All I want is this: for us to be a family, to spend time together enjoying life. I don't wish to debate about their beliefs when together. They can remain JWs for all I care. I just want them to stop shunning me. My father is nearing 70. He and my mom have been in this religion for over 30 years now (Catholic before that). They believe this is the truth primarily because it changed their personalities and behaviors for the better. They confuse outcome with strategy (or rather truth) in this case.
Anyway, I just want us to have normal conversation and to hang out together fairly often. With them getting older I fear I don't have much time to spend with them. I'm able to visit them unannounced once a year or so and talk with them for an hour or two. Those golden two hours are typically normal and wonderful. They are smiling, gleaming with happiness. We talk about all sorts of things, just normal stuff. I never bring up religion, evolution, or any other controversial subject, and say little if they do. But it always ends with profound emptiness and sadness. Their smiles change to long faces and tears. They tell me things like:
"We can't keep doing this. We just can't"
"We love you so much, but you know we shouldn't be talking with you."
"We must trust that doing things Jehovah's way, no matter how much we don't want too or how much it hurts, will be the best course of action in the long run"
The latter sentiment, one of faith, how to get past that? How do I get thru to them. I know they are under mind control (i.e. BITE, information control, fear, intellectual dishonesty in publications, etc). I get that. It's probably not gonna happen. But I still want to try.
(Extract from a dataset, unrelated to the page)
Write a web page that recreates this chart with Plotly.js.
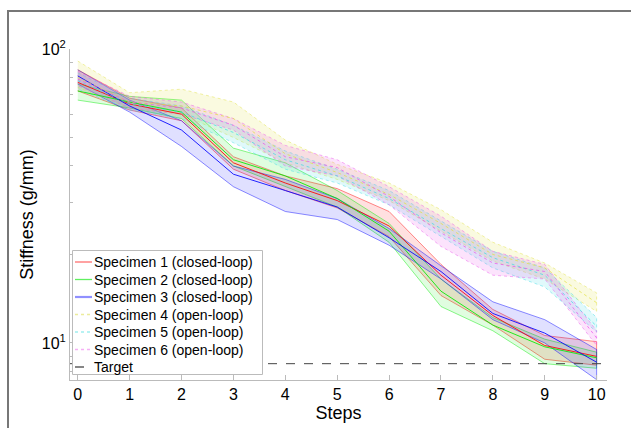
<!DOCTYPE html>
<html><head><meta charset="utf-8">
<script src="https://cdn.plot.ly/plotly-3.0.1.min.js"></script>
<style>
html,body{margin:0;padding:0;background:#fff;}
#wrap{position:relative;width:631px;height:428px;overflow:hidden;}
#frame{position:absolute;left:7px;top:10px;width:700px;height:500px;border-top:2px solid #777;border-left:2px solid #777;pointer-events:none;z-index:5;}
#chart{position:absolute;left:0;top:0;width:631px;height:428px;}
</style></head>
<body><div id="wrap"><div id="chart"></div><div id="frame"></div></div>
<script>
const steps = [0,1,2,3,4,5,6,7,8,9,10];
const target = 8.5;

const names = ["Specimen 1 (closed-loop)","Specimen 2 (closed-loop)","Specimen 3 (closed-loop)",
               "Specimen 4 (open-loop)","Specimen 5 (open-loop)","Specimen 6 (open-loop)"];
const targetName = "Target";

const s1Mean = [77, 65, 60, 41, 35, 30.5, 25, 17, 12.4, 9.8, 9.0];
const s1Lo   = [72, 62, 57, 39, 33, 28.8, 23, 14.5, 11.5, 8.8, 8.4];
const s1Hi   = [85, 68, 63, 43, 37, 33.5, 28, 18.5, 13.0, 10.6, 10.1];

const s2Mean = [72, 66, 61, 42, 37, 31, 24, 15, 11.5, 9.7, 8.9];
const s2Lo   = [67, 63, 58, 40, 34, 29, 22, 13.3, 11.0, 8.5, 8.2];
const s2Hi   = [76, 69, 67, 46, 41, 33, 25.5, 16.5, 12.2, 10.3, 9.3];

const s3Mean = [81, 64, 53, 37.5, 33, 29, 22.8, 17.5, 12.6, 10.8, 8.6];
const s3Lo   = [76, 61, 46.6, 34, 28, 26.3, 21.5, 16.5, 12.0, 10.0, 7.5];
const s3Hi   = [85, 67, 57, 40, 36, 31, 24.5, 18.3, 13.8, 12.0, 9.5];

const s4Mean = [80, 66, 64, 58, 44, 38, 32, 25.5, 20, 18, 13.7];
const s4Lo   = [74, 63, 60, 50, 41, 36, 30.5, 24, 19, 16.5, 12.8];
const s4Hi   = [91, 71, 73, 66, 49, 40.5, 35, 28.4, 22, 18.7, 14.8];

const s5Mean = [78, 65, 61, 52, 42, 37, 31, 24.5, 19.5, 17, 11.4];
const s5Lo   = [73, 62, 58, 48, 39, 35, 29.5, 23, 18, 15.5, 10.9];
const s5Hi   = [83, 68, 64, 55, 45, 39, 33, 26, 20.5, 18, 12.2];

const s6Mean = [79, 66, 63, 55, 43, 39.5, 31.5, 23.7, 18.7, 17.5, 10.4];
const s6Lo   = [75, 63, 60, 53, 40, 37, 29.5, 21.3, 17, 16.5, 9.8];
const s6Hi   = [84, 69, 66, 58, 47, 42, 34, 27, 20.5, 18.5, 11];

const means = [s1Mean,s2Mean,s3Mean,s4Mean,s5Mean,s6Mean];
const los = [s1Lo,s2Lo,s3Lo,s4Lo,s5Lo,s6Lo];
const his = [s1Hi,s2Hi,s3Hi,s4Hi,s5Hi,s6Hi];
const rgb = ["255,0,0","0,235,0","0,0,255","225,225,60","60,220,230","235,80,235"];
const legCol = ["#ff7070","#60f060","#9090ff","#ecec9c","#a0eef0","#f5b0f5"];
const open = [false,false,false,true,true,true];

const xRange = [-0.15, 10.2];
const yRange = [Math.log10(7.48), 2];

const traces = [];
for (let i=0;i<6;i++){
  const bx = steps.concat(steps.slice().reverse());
  const by = his[i].concat(los[i].slice().reverse());
  traces.push({x:bx, y:by, type:'scatter', mode:'lines', fill:'toself',
    fillcolor:'rgba('+rgb[i]+','+(open[i]?0.16:0.12)+')',
    line:{color:'rgba('+rgb[i]+',0.45)', width:1, dash: open[i]?'dot':'solid'},
    showlegend:false, hoverinfo:'skip'});
}
for (let i=0;i<6;i++){
  traces.push({x:steps, y:means[i], type:'scatter', mode:'lines', name:names[i], showlegend:false,
    line:{color: open[i] ? 'rgba('+rgb[i]+',0.7)' : 'rgba('+rgb[i]+',0.85)', width:1, dash: open[i]?'dot':'solid'}});
}
traces.push({x:xRange, y:[target,target], type:'scatter', mode:'lines', name:targetName, showlegend:false,
  line:{color:'#444', width:1, dash:'dash'}});

const plotL = 70, plotR = 607, plotT = 49, plotB = 380;
const px = v => (v - plotL) / (plotR - plotL);
const py = v => (plotB - v) / (plotB - plotT);
const shapes = [{type:'rect', xref:'paper', yref:'paper', x0:px(72.5), x1:px(262.5), y0:py(374.5), y1:py(250.5),
  fillcolor:'#fff', line:{color:'#bbb', width:1}, layer:'above'}];
const annotations = [];
const font = "'Liberation Sans', Arial, Helvetica, sans-serif";
const legNames = names.concat([targetName]);
for (let i=0;i<7;i++){
  const yy = 262 + i*17.5;
  let col, dash, w = 1.3;
  if (i<6){ col = legCol[i]; dash = open[i]?'dot':'solid'; if(i===2){w=2.2;} }
  else { col = '#444'; dash = 'dash'; }
  shapes.push({type:'line', xref:'paper', yref:'paper', x0:px(75), x1:px(92), y0:py(yy), y1:py(yy),
    line:{color:col, width:w, dash:dash}, layer:'above'});
  annotations.push({xref:'paper', yref:'paper', x:px(93), y:py(yy), xanchor:'left', yanchor:'middle',
    text:legNames[i], showarrow:false, borderpad:0, font:{family:font, size:14, color:'#000'}});
}

const layout = {
  width:631, height:428,
  margin:{l:70, r:24, t:49, b:48},
  paper_bgcolor:'rgba(0,0,0,0)', plot_bgcolor:'#fff',
  font:{family:font, color:'#000', size:16},
  showlegend:false,
  shapes:shapes, annotations:annotations,
  xaxis:{range:xRange, tickvals:steps, ticktext:steps.map(String),
    showline:true, linecolor:'#bbb', linewidth:1, mirror:false,
    ticks:'inside', ticklen:5, tickcolor:'#bbb', showgrid:false, zeroline:false,
    tickfont:{size:16}, title:{text:'Steps', font:{size:18}, standoff:4}},
  yaxis:{type:'log', range:yRange, tickvals:[10,100], ticktext:['10<sup>1</sup>','10<sup>2</sup>'],
    showline:true, linecolor:'#bbb', linewidth:1,
    ticks:'inside', ticklen:5, tickcolor:'#bbb', showgrid:false, zeroline:false,
    minor:{tickvals:[8,9,20,30,40,50,60,70,80,90], ticks:'inside', ticklen:3, tickcolor:'#bbb', showgrid:false},
    tickfont:{size:16}, title:{text:'Stiffness (g/mm)', font:{size:18}, standoff:3}}
};
Plotly.newPlot('chart', traces, layout, {staticPlot:true, displayModeBar:false});
</script></body></html>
I've thought about addressing the logical fallacy in that latter sentiment with my Dad. He's a very intelligent person. He sees all kinds of logical fallacies in what typical JWs say every day (i.e. if someone says, "I prayed to Jehovah for new shoes and look I found just what I was looking for, and 50% off at that. Thank you Jehoavah," he would respond with why would He give you shoes and not food to starving witnesses in Africa?"). I really think I have a shot with talking to him using logical, but the problems with this are:
1) He's been an Elder for about 20 years. He is indoctrinated quite a bit. He sees a bunch of bull shit, but says "This is the most perfect, imperfect organization... It has to be the truth." So while intelligent and logical, ideological motivation usually beats evidence or logic and as mentioned he is susceptible to confusing outcome with strategy are big problems. However, he often is the odd man out on his elder body. Most elders view him as a "problem elder." He is a very compassionate man and when other elders want to take action against members in Pharisaical ways ("strip brother so and so's privileges because he is only getting 9 hours in field service, not 10" he will stand up and fight for that member much to other elder's chagrin).
2) He's said before, "If one leaves the truth what do they have to believe in? Evolution? But what hope is there with that?" So he also makes the fallacy of appeal to consequences.
3) I worry any attempt to talk about his faith will be counterproductive, turn into debate, and will activate the cult personality. Still, while I'd never address logical fallacies with my Mom and would always appeal to her motherly love and emotions, my dad might bite with logic, or it could turn him off form talking to me forever. I'm not wanting to take on logic fallacies with the goal of somehow trying to get him to stop believing in his religion, just to get him to stop shunning. I just don't know how to do it. Suggestions?